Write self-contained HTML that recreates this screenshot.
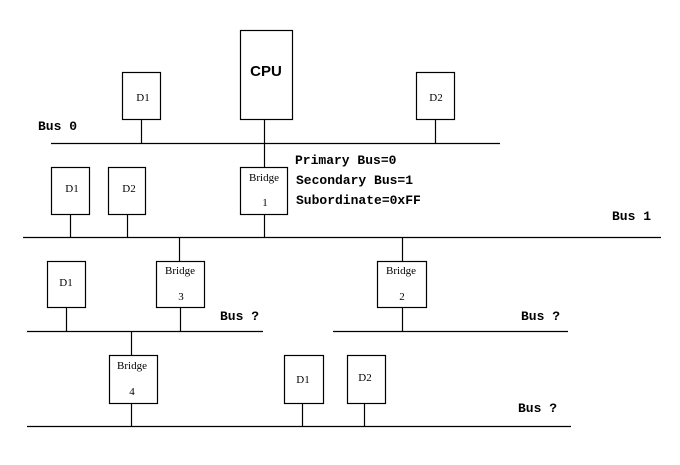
<!DOCTYPE html>
<html><head><style>
body{margin:0;background:#fff;}
svg text{font-family:"Liberation Mono",monospace;fill:#000;}
.b{font-weight:bold;font-size:13px;}
.s{font-family:"Liberation Serif",serif !important;font-size:11px;}
</style></head><body>
<svg width="680" height="460" xmlns="http://www.w3.org/2000/svg">
<g stroke="#000" stroke-width="1.2" fill="none">
<rect x="240.5" y="30.5" width="52" height="89"/>
<rect x="122.5" y="72.5" width="38" height="47"/>
<rect x="416.5" y="72.5" width="38" height="47"/>
<line x1="51" y1="143.5" x2="500" y2="143.5"/>
<line x1="141.5" y1="119" x2="141.5" y2="143"/>
<line x1="435.5" y1="119" x2="435.5" y2="143"/>
<line x1="264.5" y1="119" x2="264.5" y2="167"/>
<rect x="240.5" y="167.5" width="47" height="47"/>
<rect x="51.5" y="167.5" width="38" height="47"/>
<rect x="108.5" y="167.5" width="37" height="47"/>
<line x1="23" y1="237.5" x2="661" y2="237.5"/>
<line x1="70.5" y1="214" x2="70.5" y2="237"/>
<line x1="127.5" y1="214" x2="127.5" y2="237"/>
<line x1="264.5" y1="214" x2="264.5" y2="237"/>
<line x1="179.5" y1="237" x2="179.5" y2="261"/>
<line x1="402.5" y1="237" x2="402.5" y2="261"/>
<rect x="47.5" y="261.5" width="38" height="46"/>
<rect x="156.5" y="261.5" width="48" height="46"/>
<rect x="377.5" y="261.5" width="49" height="46"/>
<line x1="27" y1="331.5" x2="263" y2="331.5"/>
<line x1="333" y1="331.5" x2="568" y2="331.5"/>
<line x1="66.5" y1="307" x2="66.5" y2="331"/>
<line x1="180.5" y1="307" x2="180.5" y2="331"/>
<line x1="402.5" y1="307" x2="402.5" y2="331"/>
<line x1="131.5" y1="331" x2="131.5" y2="355"/>
<rect x="109.5" y="355.5" width="48" height="48"/>
<rect x="284.5" y="355.5" width="39" height="48"/>
<rect x="347.5" y="355.5" width="38" height="48"/>
<line x1="27" y1="426.5" x2="571" y2="426.5"/>
<line x1="131.5" y1="403" x2="131.5" y2="426"/>
<line x1="302.5" y1="403" x2="302.5" y2="426"/>
<line x1="364.5" y1="403" x2="364.5" y2="426"/>
</g>
<text x="266" y="76" text-anchor="middle" style="font-family:'Liberation Sans',sans-serif;font-size:15px;font-weight:bold">CPU</text>
<text class="s" x="143" y="101" text-anchor="middle">D1</text>
<text class="s" x="436" y="101" text-anchor="middle">D2</text>
<text class="s" x="72" y="192" text-anchor="middle">D1</text>
<text class="s" x="129" y="192" text-anchor="middle">D2</text>
<text class="s" x="264" y="181" text-anchor="middle">Bridge</text>
<text class="s" x="265" y="206" text-anchor="middle">1</text>
<text class="s" x="66" y="286" text-anchor="middle">D1</text>
<text class="s" x="180" y="274" text-anchor="middle">Bridge</text>
<text class="s" x="181" y="300" text-anchor="middle">3</text>
<text class="s" x="401" y="274" text-anchor="middle">Bridge</text>
<text class="s" x="402" y="300" text-anchor="middle">2</text>
<text class="s" x="132" y="369" text-anchor="middle">Bridge</text>
<text class="s" x="132" y="395" text-anchor="middle">4</text>
<text class="s" x="303" y="383" text-anchor="middle">D1</text>
<text class="s" x="365" y="381" text-anchor="middle">D2</text>
<text class="b" x="38" y="130">Bus 0</text>
<text class="b" x="612" y="220">Bus 1</text>
<text class="b" x="220" y="320">Bus ?</text>
<text class="b" x="521" y="320">Bus ?</text>
<text class="b" x="518" y="412">Bus ?</text>
<text class="b" x="295" y="164">Primary Bus=0</text>
<text class="b" x="296" y="184">Secondary Bus=1</text>
<text class="b" x="296" y="204">Subordinate=0xFF</text>
</svg>
</body></html>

* * * * * * *

◆ Objective:
Output the lines above in full and exactly as given, omitting any pictures.

◆ Answer below:
Write self-contained HTML that recreates this screenshot.
<!DOCTYPE html>
<html><head><style>
body{margin:0;background:#fff;}
svg text{font-family:"Liberation Mono",monospace;fill:#000;}
.b{font-weight:bold;font-size:13px;}
.s{font-family:"Liberation Serif",serif !important;font-size:11px;}
</style></head><body>
<svg width="680" height="460" xmlns="http://www.w3.org/2000/svg">
<g stroke="#000" stroke-width="1.2" fill="none">
<rect x="240.5" y="30.5" width="52" height="89"/>
<rect x="122.5" y="72.5" width="38" height="47"/>
<rect x="416.5" y="72.5" width="38" height="47"/>
<line x1="51" y1="143.5" x2="500" y2="143.5"/>
<line x1="141.5" y1="119" x2="141.5" y2="143"/>
<line x1="435.5" y1="119" x2="435.5" y2="143"/>
<line x1="264.5" y1="119" x2="264.5" y2="167"/>
<rect x="240.5" y="167.5" width="47" height="47"/>
<rect x="51.5" y="167.5" width="38" height="47"/>
<rect x="108.5" y="167.5" width="37" height="47"/>
<line x1="23" y1="237.5" x2="661" y2="237.5"/>
<line x1="70.5" y1="214" x2="70.5" y2="237"/>
<line x1="127.5" y1="214" x2="127.5" y2="237"/>
<line x1="264.5" y1="214" x2="264.5" y2="237"/>
<line x1="179.5" y1="237" x2="179.5" y2="261"/>
<line x1="402.5" y1="237" x2="402.5" y2="261"/>
<rect x="47.5" y="261.5" width="38" height="46"/>
<rect x="156.5" y="261.5" width="48" height="46"/>
<rect x="377.5" y="261.5" width="49" height="46"/>
<line x1="27" y1="331.5" x2="263" y2="331.5"/>
<line x1="333" y1="331.5" x2="568" y2="331.5"/>
<line x1="66.5" y1="307" x2="66.5" y2="331"/>
<line x1="180.5" y1="307" x2="180.5" y2="331"/>
<line x1="402.5" y1="307" x2="402.5" y2="331"/>
<line x1="131.5" y1="331" x2="131.5" y2="355"/>
<rect x="109.5" y="355.5" width="48" height="48"/>
<rect x="284.5" y="355.5" width="39" height="48"/>
<rect x="347.5" y="355.5" width="38" height="48"/>
<line x1="27" y1="426.5" x2="571" y2="426.5"/>
<line x1="131.5" y1="403" x2="131.5" y2="426"/>
<line x1="302.5" y1="403" x2="302.5" y2="426"/>
<line x1="364.5" y1="403" x2="364.5" y2="426"/>
</g>
<text x="266" y="76" text-anchor="middle" style="font-family:'Liberation Sans',sans-serif;font-size:15px;font-weight:bold">CPU</text>
<text class="s" x="143" y="101" text-anchor="middle">D1</text>
<text class="s" x="436" y="101" text-anchor="middle">D2</text>
<text class="s" x="72" y="192" text-anchor="middle">D1</text>
<text class="s" x="129" y="192" text-anchor="middle">D2</text>
<text class="s" x="264" y="181" text-anchor="middle">Bridge</text>
<text class="s" x="265" y="206" text-anchor="middle">1</text>
<text class="s" x="66" y="286" text-anchor="middle">D1</text>
<text class="s" x="180" y="274" text-anchor="middle">Bridge</text>
<text class="s" x="181" y="300" text-anchor="middle">3</text>
<text class="s" x="401" y="274" text-anchor="middle">Bridge</text>
<text class="s" x="402" y="300" text-anchor="middle">2</text>
<text class="s" x="132" y="369" text-anchor="middle">Bridge</text>
<text class="s" x="132" y="395" text-anchor="middle">4</text>
<text class="s" x="303" y="383" text-anchor="middle">D1</text>
<text class="s" x="365" y="381" text-anchor="middle">D2</text>
<text class="b" x="38" y="130">Bus 0</text>
<text class="b" x="612" y="220">Bus 1</text>
<text class="b" x="220" y="320">Bus ?</text>
<text class="b" x="521" y="320">Bus ?</text>
<text class="b" x="518" y="412">Bus ?</text>
<text class="b" x="295" y="164">Primary Bus=0</text>
<text class="b" x="296" y="184">Secondary Bus=1</text>
<text class="b" x="296" y="204">Subordinate=0xFF</text>
</svg>
</body></html>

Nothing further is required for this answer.